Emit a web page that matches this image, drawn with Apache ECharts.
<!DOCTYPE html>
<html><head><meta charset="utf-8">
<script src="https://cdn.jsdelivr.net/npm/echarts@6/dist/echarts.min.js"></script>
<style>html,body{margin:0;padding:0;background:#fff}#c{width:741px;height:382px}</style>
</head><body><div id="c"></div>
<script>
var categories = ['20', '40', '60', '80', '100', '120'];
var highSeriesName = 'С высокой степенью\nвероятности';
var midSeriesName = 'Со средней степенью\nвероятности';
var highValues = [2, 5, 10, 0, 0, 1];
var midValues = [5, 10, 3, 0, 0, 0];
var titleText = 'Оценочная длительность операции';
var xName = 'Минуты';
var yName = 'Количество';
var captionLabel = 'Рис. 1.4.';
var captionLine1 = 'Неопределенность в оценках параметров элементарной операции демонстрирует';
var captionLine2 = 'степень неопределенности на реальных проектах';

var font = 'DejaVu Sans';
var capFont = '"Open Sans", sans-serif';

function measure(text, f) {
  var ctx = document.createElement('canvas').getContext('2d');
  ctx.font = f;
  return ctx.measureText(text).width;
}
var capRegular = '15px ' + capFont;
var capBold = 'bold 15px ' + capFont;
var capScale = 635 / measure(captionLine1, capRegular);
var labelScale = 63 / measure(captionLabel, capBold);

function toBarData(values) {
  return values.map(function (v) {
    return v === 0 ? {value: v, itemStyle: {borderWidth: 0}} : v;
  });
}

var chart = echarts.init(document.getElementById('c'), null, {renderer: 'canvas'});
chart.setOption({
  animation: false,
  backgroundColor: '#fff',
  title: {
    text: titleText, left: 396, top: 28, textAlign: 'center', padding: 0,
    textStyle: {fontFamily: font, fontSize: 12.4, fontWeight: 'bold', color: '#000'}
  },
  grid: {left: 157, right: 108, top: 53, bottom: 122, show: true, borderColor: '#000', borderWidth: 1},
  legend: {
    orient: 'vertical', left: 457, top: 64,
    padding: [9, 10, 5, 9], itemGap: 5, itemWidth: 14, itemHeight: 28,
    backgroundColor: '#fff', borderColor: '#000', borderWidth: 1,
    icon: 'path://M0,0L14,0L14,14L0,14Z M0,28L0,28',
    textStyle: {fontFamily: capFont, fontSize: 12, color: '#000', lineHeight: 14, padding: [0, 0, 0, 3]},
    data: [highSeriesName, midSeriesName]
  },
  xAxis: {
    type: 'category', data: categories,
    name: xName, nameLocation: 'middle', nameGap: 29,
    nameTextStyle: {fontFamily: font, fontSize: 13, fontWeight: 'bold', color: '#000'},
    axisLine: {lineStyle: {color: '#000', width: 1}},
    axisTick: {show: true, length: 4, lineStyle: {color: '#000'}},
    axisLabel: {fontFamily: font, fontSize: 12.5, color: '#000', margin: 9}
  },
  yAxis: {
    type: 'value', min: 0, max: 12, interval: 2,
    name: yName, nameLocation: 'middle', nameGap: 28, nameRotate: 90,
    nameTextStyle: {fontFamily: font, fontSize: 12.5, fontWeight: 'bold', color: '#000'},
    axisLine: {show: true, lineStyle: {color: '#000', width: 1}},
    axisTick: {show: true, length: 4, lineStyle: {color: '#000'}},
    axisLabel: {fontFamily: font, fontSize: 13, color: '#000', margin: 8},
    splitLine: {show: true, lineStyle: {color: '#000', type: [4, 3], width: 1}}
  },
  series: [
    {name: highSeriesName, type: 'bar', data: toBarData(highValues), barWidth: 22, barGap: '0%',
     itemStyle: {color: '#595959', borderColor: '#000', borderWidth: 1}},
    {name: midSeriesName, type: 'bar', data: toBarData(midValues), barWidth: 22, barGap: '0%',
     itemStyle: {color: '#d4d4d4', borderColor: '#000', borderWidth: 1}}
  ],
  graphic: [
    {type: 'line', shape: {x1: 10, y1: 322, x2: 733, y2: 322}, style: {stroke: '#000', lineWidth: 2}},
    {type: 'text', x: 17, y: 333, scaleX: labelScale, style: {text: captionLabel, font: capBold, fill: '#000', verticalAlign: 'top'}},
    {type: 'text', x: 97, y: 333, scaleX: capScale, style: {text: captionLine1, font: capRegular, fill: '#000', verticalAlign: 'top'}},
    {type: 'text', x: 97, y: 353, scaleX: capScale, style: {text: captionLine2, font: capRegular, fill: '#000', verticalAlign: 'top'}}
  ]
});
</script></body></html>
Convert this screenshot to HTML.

☆ ☆ ☆ ☆ ☆ ☆ ☆

What you will do: Every line of the records above needs to be given again exactly.

Task solution:
Emit a web page that matches this image, drawn with Apache ECharts.
<!DOCTYPE html>
<html><head><meta charset="utf-8">
<script src="https://cdn.jsdelivr.net/npm/echarts@6/dist/echarts.min.js"></script>
<style>html,body{margin:0;padding:0;background:#fff}#c{width:741px;height:382px}</style>
</head><body><div id="c"></div>
<script>
var categories = ['20', '40', '60', '80', '100', '120'];
var highSeriesName = 'С высокой степенью\nвероятности';
var midSeriesName = 'Со средней степенью\nвероятности';
var highValues = [2, 5, 10, 0, 0, 1];
var midValues = [5, 10, 3, 0, 0, 0];
var titleText = 'Оценочная длительность операции';
var xName = 'Минуты';
var yName = 'Количество';
var captionLabel = 'Рис. 1.4.';
var captionLine1 = 'Неопределенность в оценках параметров элементарной операции демонстрирует';
var captionLine2 = 'степень неопределенности на реальных проектах';

var font = 'DejaVu Sans';
var capFont = '"Open Sans", sans-serif';

function measure(text, f) {
  var ctx = document.createElement('canvas').getContext('2d');
  ctx.font = f;
  return ctx.measureText(text).width;
}
var capRegular = '15px ' + capFont;
var capBold = 'bold 15px ' + capFont;
var capScale = 635 / measure(captionLine1, capRegular);
var labelScale = 63 / measure(captionLabel, capBold);

function toBarData(values) {
  return values.map(function (v) {
    return v === 0 ? {value: v, itemStyle: {borderWidth: 0}} : v;
  });
}

var chart = echarts.init(document.getElementById('c'), null, {renderer: 'canvas'});
chart.setOption({
  animation: false,
  backgroundColor: '#fff',
  title: {
    text: titleText, left: 396, top: 28, textAlign: 'center', padding: 0,
    textStyle: {fontFamily: font, fontSize: 12.4, fontWeight: 'bold', color: '#000'}
  },
  grid: {left: 157, right: 108, top: 53, bottom: 122, show: true, borderColor: '#000', borderWidth: 1},
  legend: {
    orient: 'vertical', left: 457, top: 64,
    padding: [9, 10, 5, 9], itemGap: 5, itemWidth: 14, itemHeight: 28,
    backgroundColor: '#fff', borderColor: '#000', borderWidth: 1,
    icon: 'path://M0,0L14,0L14,14L0,14Z M0,28L0,28',
    textStyle: {fontFamily: capFont, fontSize: 12, color: '#000', lineHeight: 14, padding: [0, 0, 0, 3]},
    data: [highSeriesName, midSeriesName]
  },
  xAxis: {
    type: 'category', data: categories,
    name: xName, nameLocation: 'middle', nameGap: 29,
    nameTextStyle: {fontFamily: font, fontSize: 13, fontWeight: 'bold', color: '#000'},
    axisLine: {lineStyle: {color: '#000', width: 1}},
    axisTick: {show: true, length: 4, lineStyle: {color: '#000'}},
    axisLabel: {fontFamily: font, fontSize: 12.5, color: '#000', margin: 9}
  },
  yAxis: {
    type: 'value', min: 0, max: 12, interval: 2,
    name: yName, nameLocation: 'middle', nameGap: 28, nameRotate: 90,
    nameTextStyle: {fontFamily: font, fontSize: 12.5, fontWeight: 'bold', color: '#000'},
    axisLine: {show: true, lineStyle: {color: '#000', width: 1}},
    axisTick: {show: true, length: 4, lineStyle: {color: '#000'}},
    axisLabel: {fontFamily: font, fontSize: 13, color: '#000', margin: 8},
    splitLine: {show: true, lineStyle: {color: '#000', type: [4, 3], width: 1}}
  },
  series: [
    {name: highSeriesName, type: 'bar', data: toBarData(highValues), barWidth: 22, barGap: '0%',
     itemStyle: {color: '#595959', borderColor: '#000', borderWidth: 1}},
    {name: midSeriesName, type: 'bar', data: toBarData(midValues), barWidth: 22, barGap: '0%',
     itemStyle: {color: '#d4d4d4', borderColor: '#000', borderWidth: 1}}
  ],
  graphic: [
    {type: 'line', shape: {x1: 10, y1: 322, x2: 733, y2: 322}, style: {stroke: '#000', lineWidth: 2}},
    {type: 'text', x: 17, y: 333, scaleX: labelScale, style: {text: captionLabel, font: capBold, fill: '#000', verticalAlign: 'top'}},
    {type: 'text', x: 97, y: 333, scaleX: capScale, style: {text: captionLine1, font: capRegular, fill: '#000', verticalAlign: 'top'}},
    {type: 'text', x: 97, y: 353, scaleX: capScale, style: {text: captionLine2, font: capRegular, fill: '#000', verticalAlign: 'top'}}
  ]
});
</script></body></html>
Convert this screenshot to HTML.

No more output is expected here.